Aim → Copy everything in the listing below word for word, apart from any images.
─── Raw data
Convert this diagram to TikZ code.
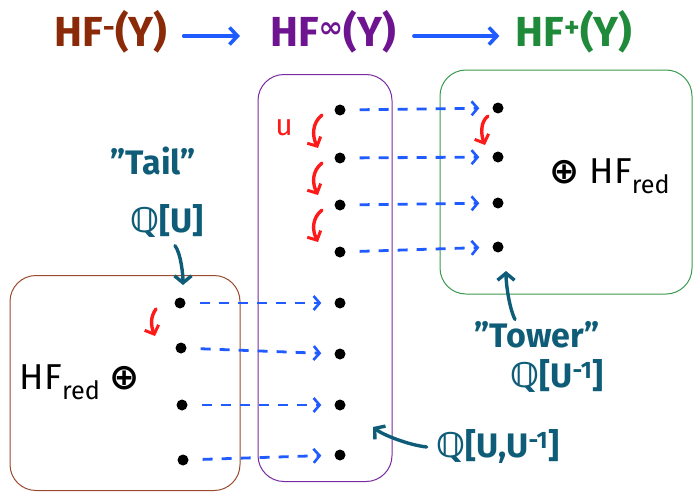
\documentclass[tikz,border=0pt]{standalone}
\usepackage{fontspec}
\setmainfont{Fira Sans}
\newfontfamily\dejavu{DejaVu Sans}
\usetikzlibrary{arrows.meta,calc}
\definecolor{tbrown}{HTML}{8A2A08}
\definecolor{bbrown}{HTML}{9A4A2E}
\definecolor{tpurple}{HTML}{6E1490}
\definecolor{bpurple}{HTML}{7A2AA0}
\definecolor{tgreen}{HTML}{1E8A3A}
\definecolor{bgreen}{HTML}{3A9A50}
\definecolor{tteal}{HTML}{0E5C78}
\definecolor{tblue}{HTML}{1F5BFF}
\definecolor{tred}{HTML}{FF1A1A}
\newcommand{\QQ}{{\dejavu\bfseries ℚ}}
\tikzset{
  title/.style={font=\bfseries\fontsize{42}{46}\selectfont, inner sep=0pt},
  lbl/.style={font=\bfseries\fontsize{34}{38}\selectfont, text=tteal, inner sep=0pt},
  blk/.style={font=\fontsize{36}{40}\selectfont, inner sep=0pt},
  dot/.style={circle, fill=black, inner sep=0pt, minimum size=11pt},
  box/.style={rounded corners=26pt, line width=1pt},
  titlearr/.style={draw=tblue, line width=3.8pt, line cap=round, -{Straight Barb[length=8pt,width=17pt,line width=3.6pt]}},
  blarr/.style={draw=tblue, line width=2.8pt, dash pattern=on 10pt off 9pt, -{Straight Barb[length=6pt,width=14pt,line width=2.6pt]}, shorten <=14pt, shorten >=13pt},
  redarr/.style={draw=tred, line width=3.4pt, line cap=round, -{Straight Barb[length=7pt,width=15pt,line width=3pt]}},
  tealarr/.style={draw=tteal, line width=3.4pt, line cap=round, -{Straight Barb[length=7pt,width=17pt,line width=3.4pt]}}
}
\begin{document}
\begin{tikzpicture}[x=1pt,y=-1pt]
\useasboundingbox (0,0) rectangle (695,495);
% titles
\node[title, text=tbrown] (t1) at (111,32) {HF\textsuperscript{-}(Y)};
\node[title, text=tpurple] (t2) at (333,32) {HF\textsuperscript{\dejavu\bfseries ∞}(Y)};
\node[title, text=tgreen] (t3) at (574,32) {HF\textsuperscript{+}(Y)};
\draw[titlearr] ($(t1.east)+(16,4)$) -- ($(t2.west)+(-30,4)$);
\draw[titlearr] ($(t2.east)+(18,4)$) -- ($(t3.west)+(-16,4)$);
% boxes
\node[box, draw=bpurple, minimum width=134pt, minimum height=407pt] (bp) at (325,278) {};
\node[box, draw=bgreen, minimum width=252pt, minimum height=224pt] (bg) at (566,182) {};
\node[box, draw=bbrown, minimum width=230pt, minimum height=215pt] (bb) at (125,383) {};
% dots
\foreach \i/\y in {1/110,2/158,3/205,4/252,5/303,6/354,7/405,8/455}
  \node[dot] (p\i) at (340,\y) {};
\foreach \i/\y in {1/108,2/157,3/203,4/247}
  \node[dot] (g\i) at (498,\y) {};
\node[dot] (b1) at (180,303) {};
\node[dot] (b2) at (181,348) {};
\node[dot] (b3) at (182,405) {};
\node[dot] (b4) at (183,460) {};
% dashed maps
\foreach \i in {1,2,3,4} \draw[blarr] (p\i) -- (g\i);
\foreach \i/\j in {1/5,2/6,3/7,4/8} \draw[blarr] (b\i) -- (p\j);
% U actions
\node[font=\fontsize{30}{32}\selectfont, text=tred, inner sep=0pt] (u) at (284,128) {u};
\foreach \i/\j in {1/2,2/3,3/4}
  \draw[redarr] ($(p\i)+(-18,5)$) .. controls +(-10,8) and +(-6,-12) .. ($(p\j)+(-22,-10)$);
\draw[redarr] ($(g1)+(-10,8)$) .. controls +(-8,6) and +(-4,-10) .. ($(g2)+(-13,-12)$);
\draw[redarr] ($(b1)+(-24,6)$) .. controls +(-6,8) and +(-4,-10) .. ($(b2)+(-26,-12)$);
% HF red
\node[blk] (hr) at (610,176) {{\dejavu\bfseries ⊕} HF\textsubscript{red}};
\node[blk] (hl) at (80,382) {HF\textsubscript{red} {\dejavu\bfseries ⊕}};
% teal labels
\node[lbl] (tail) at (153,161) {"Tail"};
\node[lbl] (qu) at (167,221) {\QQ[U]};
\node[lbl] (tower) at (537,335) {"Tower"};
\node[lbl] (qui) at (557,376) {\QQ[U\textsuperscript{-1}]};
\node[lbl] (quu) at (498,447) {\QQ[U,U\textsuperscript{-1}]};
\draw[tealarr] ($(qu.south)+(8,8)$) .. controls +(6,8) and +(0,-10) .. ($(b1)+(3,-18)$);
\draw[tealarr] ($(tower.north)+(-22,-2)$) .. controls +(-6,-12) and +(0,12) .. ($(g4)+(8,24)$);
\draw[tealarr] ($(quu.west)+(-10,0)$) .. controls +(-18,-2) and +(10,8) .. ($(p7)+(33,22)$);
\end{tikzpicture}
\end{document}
──────
Exercise result →
Convert this diagram to TikZ code.
\documentclass[tikz,border=0pt]{standalone}
\usepackage{fontspec}
\setmainfont{Fira Sans}
\newfontfamily\dejavu{DejaVu Sans}
\usetikzlibrary{arrows.meta,calc}
\definecolor{tbrown}{HTML}{8A2A08}
\definecolor{bbrown}{HTML}{9A4A2E}
\definecolor{tpurple}{HTML}{6E1490}
\definecolor{bpurple}{HTML}{7A2AA0}
\definecolor{tgreen}{HTML}{1E8A3A}
\definecolor{bgreen}{HTML}{3A9A50}
\definecolor{tteal}{HTML}{0E5C78}
\definecolor{tblue}{HTML}{1F5BFF}
\definecolor{tred}{HTML}{FF1A1A}
\newcommand{\QQ}{{\dejavu\bfseries ℚ}}
\tikzset{
  title/.style={font=\bfseries\fontsize{42}{46}\selectfont, inner sep=0pt},
  lbl/.style={font=\bfseries\fontsize{34}{38}\selectfont, text=tteal, inner sep=0pt},
  blk/.style={font=\fontsize{36}{40}\selectfont, inner sep=0pt},
  dot/.style={circle, fill=black, inner sep=0pt, minimum size=11pt},
  box/.style={rounded corners=26pt, line width=1pt},
  titlearr/.style={draw=tblue, line width=3.8pt, line cap=round, -{Straight Barb[length=8pt,width=17pt,line width=3.6pt]}},
  blarr/.style={draw=tblue, line width=2.8pt, dash pattern=on 10pt off 9pt, -{Straight Barb[length=6pt,width=14pt,line width=2.6pt]}, shorten <=14pt, shorten >=13pt},
  redarr/.style={draw=tred, line width=3.4pt, line cap=round, -{Straight Barb[length=7pt,width=15pt,line width=3pt]}},
  tealarr/.style={draw=tteal, line width=3.4pt, line cap=round, -{Straight Barb[length=7pt,width=17pt,line width=3.4pt]}}
}
\begin{document}
\begin{tikzpicture}[x=1pt,y=-1pt]
\useasboundingbox (0,0) rectangle (695,495);
% titles
\node[title, text=tbrown] (t1) at (111,32) {HF\textsuperscript{-}(Y)};
\node[title, text=tpurple] (t2) at (333,32) {HF\textsuperscript{\dejavu\bfseries ∞}(Y)};
\node[title, text=tgreen] (t3) at (574,32) {HF\textsuperscript{+}(Y)};
\draw[titlearr] ($(t1.east)+(16,4)$) -- ($(t2.west)+(-30,4)$);
\draw[titlearr] ($(t2.east)+(18,4)$) -- ($(t3.west)+(-16,4)$);
% boxes
\node[box, draw=bpurple, minimum width=134pt, minimum height=407pt] (bp) at (325,278) {};
\node[box, draw=bgreen, minimum width=252pt, minimum height=224pt] (bg) at (566,182) {};
\node[box, draw=bbrown, minimum width=230pt, minimum height=215pt] (bb) at (125,383) {};
% dots
\foreach \i/\y in {1/110,2/158,3/205,4/252,5/303,6/354,7/405,8/455}
  \node[dot] (p\i) at (340,\y) {};
\foreach \i/\y in {1/108,2/157,3/203,4/247}
  \node[dot] (g\i) at (498,\y) {};
\node[dot] (b1) at (180,303) {};
\node[dot] (b2) at (181,348) {};
\node[dot] (b3) at (182,405) {};
\node[dot] (b4) at (183,460) {};
% dashed maps
\foreach \i in {1,2,3,4} \draw[blarr] (p\i) -- (g\i);
\foreach \i/\j in {1/5,2/6,3/7,4/8} \draw[blarr] (b\i) -- (p\j);
% U actions
\node[font=\fontsize{30}{32}\selectfont, text=tred, inner sep=0pt] (u) at (284,128) {u};
\foreach \i/\j in {1/2,2/3,3/4}
  \draw[redarr] ($(p\i)+(-18,5)$) .. controls +(-10,8) and +(-6,-12) .. ($(p\j)+(-22,-10)$);
\draw[redarr] ($(g1)+(-10,8)$) .. controls +(-8,6) and +(-4,-10) .. ($(g2)+(-13,-12)$);
\draw[redarr] ($(b1)+(-24,6)$) .. controls +(-6,8) and +(-4,-10) .. ($(b2)+(-26,-12)$);
% HF red
\node[blk] (hr) at (610,176) {{\dejavu\bfseries ⊕} HF\textsubscript{red}};
\node[blk] (hl) at (80,382) {HF\textsubscript{red} {\dejavu\bfseries ⊕}};
% teal labels
\node[lbl] (tail) at (153,161) {"Tail"};
\node[lbl] (qu) at (167,221) {\QQ[U]};
\node[lbl] (tower) at (537,335) {"Tower"};
\node[lbl] (qui) at (557,376) {\QQ[U\textsuperscript{-1}]};
\node[lbl] (quu) at (498,447) {\QQ[U,U\textsuperscript{-1}]};
\draw[tealarr] ($(qu.south)+(8,8)$) .. controls +(6,8) and +(0,-10) .. ($(b1)+(3,-18)$);
\draw[tealarr] ($(tower.north)+(-22,-2)$) .. controls +(-6,-12) and +(0,12) .. ($(g4)+(8,24)$);
\draw[tealarr] ($(quu.west)+(-10,0)$) .. controls +(-18,-2) and +(10,8) .. ($(p7)+(33,22)$);
\end{tikzpicture}
\end{document}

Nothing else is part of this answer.